Di saat itulah Dewi mulai merasa nyaman menjadi seorang transpuan dan menemukan jati dirinya yang sebenarnya. Ia mulai memanjangkan rambutnya, menggunakan make up dan mengenakan pakaian perempuan.
"Ada orgen di kampung, jadi pemilik orgen ngajak aku nyanyi digaji Rp50 ribu. Di sana aku mulai panjangin rambut. Ketahuan sama mendiang bapak, sebenarnya bapak aku welcome (terbuka) orangnya, hanya dia malu. Asal aku nyanyi, bapak aku di bawah jualan es serut. Sebenarnya dia sempat bilang tak masalah, tapi karena dia orang kampung ya malu aku begini," sebutnya.
Karena keputusannya mengubah penampilan menjadi perempuan itulah orang tua Dewi jadi naik pitam. Bahkan ia mengaku pernah disiksa oleh orangtuanya supaya ia kembali berpenampilan laki-laki. Ia mengaku pernah diikat orangtuanya di pohon nangka berhari-hari agar ia bisa bersikap 'jantan'. Tapi batinnya tetap mengatakan tidak.

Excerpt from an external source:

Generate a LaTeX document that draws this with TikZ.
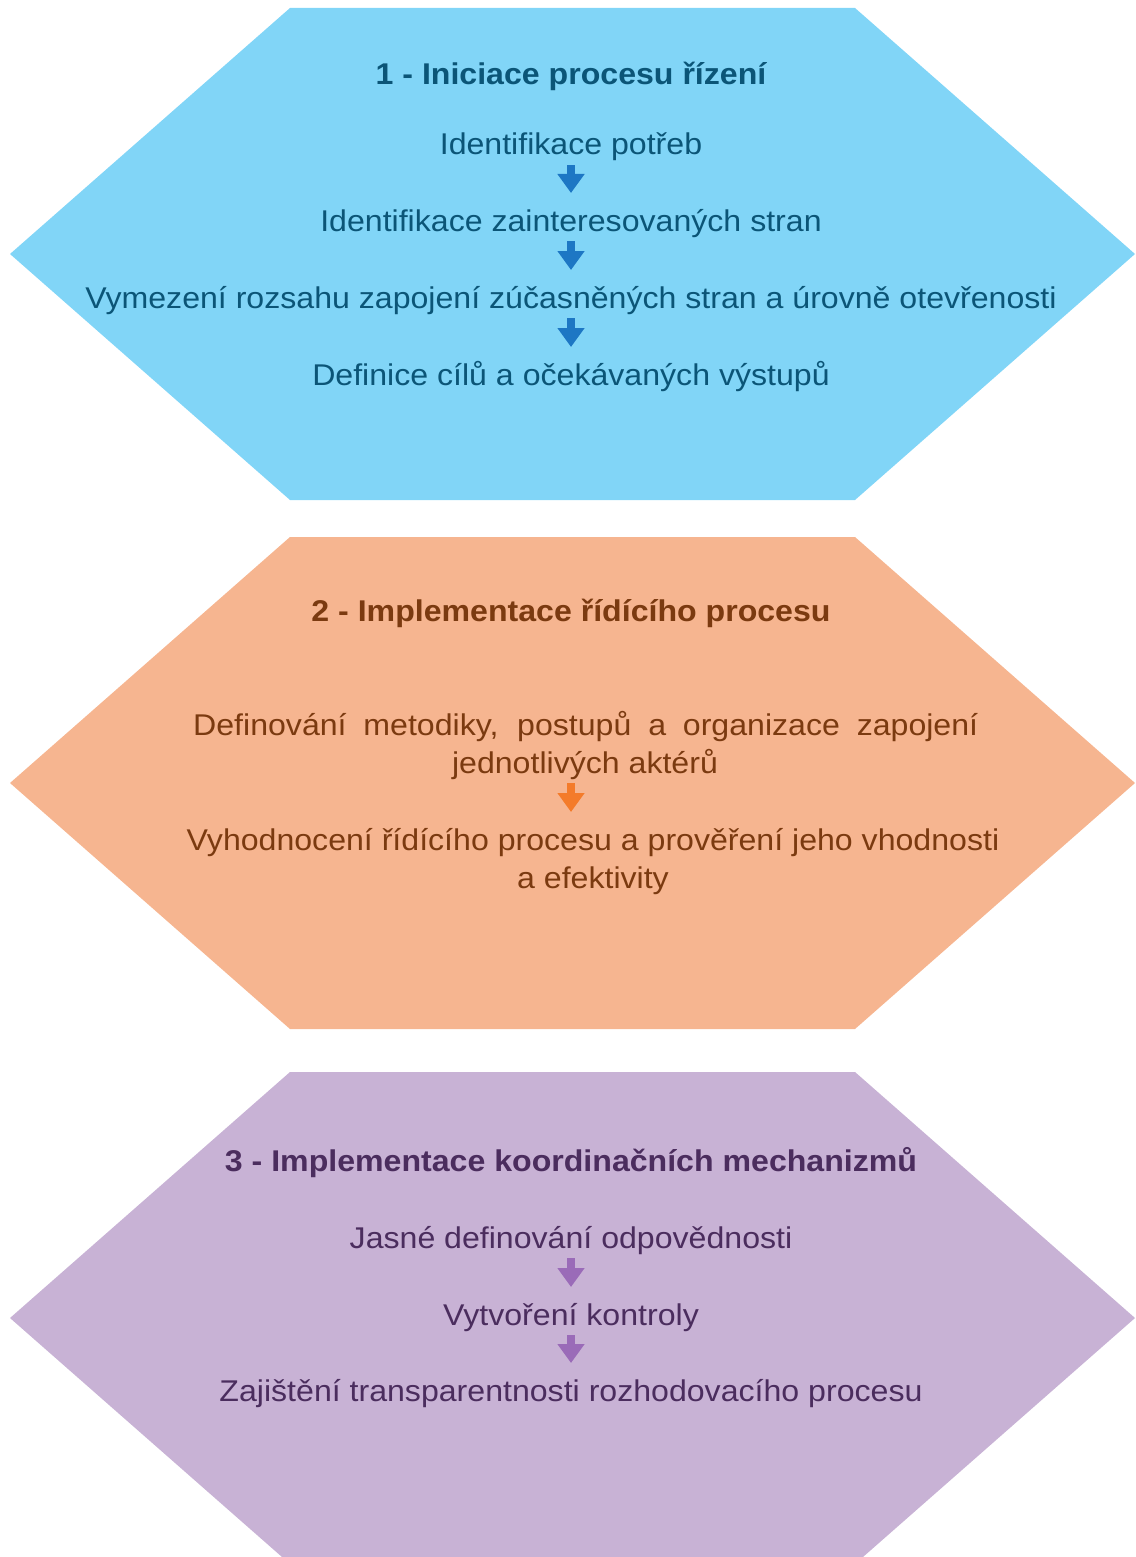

"Aku tetap menolak dipaksa menjadi lelaki. Aku sempat berusaha, main dengan teman cowok dan diajak kenalan dengan cewek. Saat cewek itu suka sama aku, tapi aku malah suka dengan temanku yang cowok ini," ucapnya.
Hingga akhirnya, Dewi memutuskan untuk merantau keluar dari kampung halamannya saat ia berumur 18 tahun. Dewi bekerja di orgen tunggal keliling kampung sebagai pemandu lagu di acara perkawinan.

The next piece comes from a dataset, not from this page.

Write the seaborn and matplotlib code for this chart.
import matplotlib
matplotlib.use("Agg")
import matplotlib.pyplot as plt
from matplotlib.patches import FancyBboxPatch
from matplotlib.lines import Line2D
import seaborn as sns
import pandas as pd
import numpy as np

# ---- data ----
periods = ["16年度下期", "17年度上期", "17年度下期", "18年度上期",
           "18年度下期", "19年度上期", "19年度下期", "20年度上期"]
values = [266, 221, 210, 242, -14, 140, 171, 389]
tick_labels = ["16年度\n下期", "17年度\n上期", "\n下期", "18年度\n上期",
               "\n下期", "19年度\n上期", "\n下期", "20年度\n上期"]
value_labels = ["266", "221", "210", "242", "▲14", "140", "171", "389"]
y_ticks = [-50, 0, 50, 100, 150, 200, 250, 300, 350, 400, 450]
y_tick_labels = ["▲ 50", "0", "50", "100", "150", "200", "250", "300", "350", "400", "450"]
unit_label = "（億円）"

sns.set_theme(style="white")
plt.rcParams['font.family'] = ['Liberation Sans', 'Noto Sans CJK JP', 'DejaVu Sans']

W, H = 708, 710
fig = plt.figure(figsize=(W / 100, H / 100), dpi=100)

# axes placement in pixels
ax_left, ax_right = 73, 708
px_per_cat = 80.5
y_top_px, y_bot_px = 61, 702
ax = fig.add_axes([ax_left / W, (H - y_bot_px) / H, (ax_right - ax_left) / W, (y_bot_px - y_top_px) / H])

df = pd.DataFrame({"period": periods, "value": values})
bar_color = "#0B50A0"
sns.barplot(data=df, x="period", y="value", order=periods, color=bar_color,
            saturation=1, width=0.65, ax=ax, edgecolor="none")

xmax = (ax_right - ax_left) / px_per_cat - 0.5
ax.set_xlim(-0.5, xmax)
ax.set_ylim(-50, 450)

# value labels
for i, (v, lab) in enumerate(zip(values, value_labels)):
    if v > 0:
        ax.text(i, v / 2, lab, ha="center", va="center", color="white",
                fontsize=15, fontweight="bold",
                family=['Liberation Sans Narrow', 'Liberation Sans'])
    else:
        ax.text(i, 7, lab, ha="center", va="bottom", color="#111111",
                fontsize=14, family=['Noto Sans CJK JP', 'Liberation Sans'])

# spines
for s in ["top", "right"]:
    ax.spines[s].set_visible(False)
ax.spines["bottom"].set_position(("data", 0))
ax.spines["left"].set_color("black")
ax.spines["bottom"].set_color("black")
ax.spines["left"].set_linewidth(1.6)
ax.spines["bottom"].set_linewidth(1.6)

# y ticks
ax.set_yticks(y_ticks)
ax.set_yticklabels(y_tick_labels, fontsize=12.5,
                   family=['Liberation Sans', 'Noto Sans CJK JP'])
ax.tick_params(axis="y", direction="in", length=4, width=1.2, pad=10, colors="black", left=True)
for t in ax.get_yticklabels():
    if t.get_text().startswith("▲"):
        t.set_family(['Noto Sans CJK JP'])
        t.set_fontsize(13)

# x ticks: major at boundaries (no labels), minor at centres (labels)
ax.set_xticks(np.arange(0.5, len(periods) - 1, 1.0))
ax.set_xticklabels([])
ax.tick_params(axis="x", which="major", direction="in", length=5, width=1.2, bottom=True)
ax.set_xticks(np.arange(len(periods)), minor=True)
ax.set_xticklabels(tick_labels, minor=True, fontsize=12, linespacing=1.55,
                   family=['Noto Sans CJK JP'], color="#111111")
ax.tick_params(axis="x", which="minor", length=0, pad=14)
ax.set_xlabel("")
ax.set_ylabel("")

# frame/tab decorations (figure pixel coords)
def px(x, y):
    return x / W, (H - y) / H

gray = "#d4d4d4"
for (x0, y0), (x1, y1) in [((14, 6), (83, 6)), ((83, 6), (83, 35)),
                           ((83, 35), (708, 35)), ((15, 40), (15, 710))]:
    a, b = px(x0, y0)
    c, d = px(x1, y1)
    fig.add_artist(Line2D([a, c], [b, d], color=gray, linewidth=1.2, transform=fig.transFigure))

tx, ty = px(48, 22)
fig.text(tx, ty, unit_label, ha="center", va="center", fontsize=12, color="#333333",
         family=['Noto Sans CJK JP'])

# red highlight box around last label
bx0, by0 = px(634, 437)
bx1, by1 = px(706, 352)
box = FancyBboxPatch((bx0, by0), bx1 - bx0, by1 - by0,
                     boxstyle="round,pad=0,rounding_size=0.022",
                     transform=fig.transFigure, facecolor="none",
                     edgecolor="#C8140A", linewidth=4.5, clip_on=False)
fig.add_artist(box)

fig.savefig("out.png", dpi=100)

"Aku merantau ke Riau tujuh tahun lalu. Selain nyanyi, aku juga bisa make up pengantin. Aku belajar make up itu ya lihat dari medsos (media sosial). Bekerja sama dengan wedding organizer," ujarnya.
Dari pekerjaannya tersebut Dewi dapat bertahan hidup di perantauan. Sekali merias pengantin, ia diberi upah 500 ribu hingga Rp1,5 juta. Begitu juga kalau dia menjadi pemandu lagu.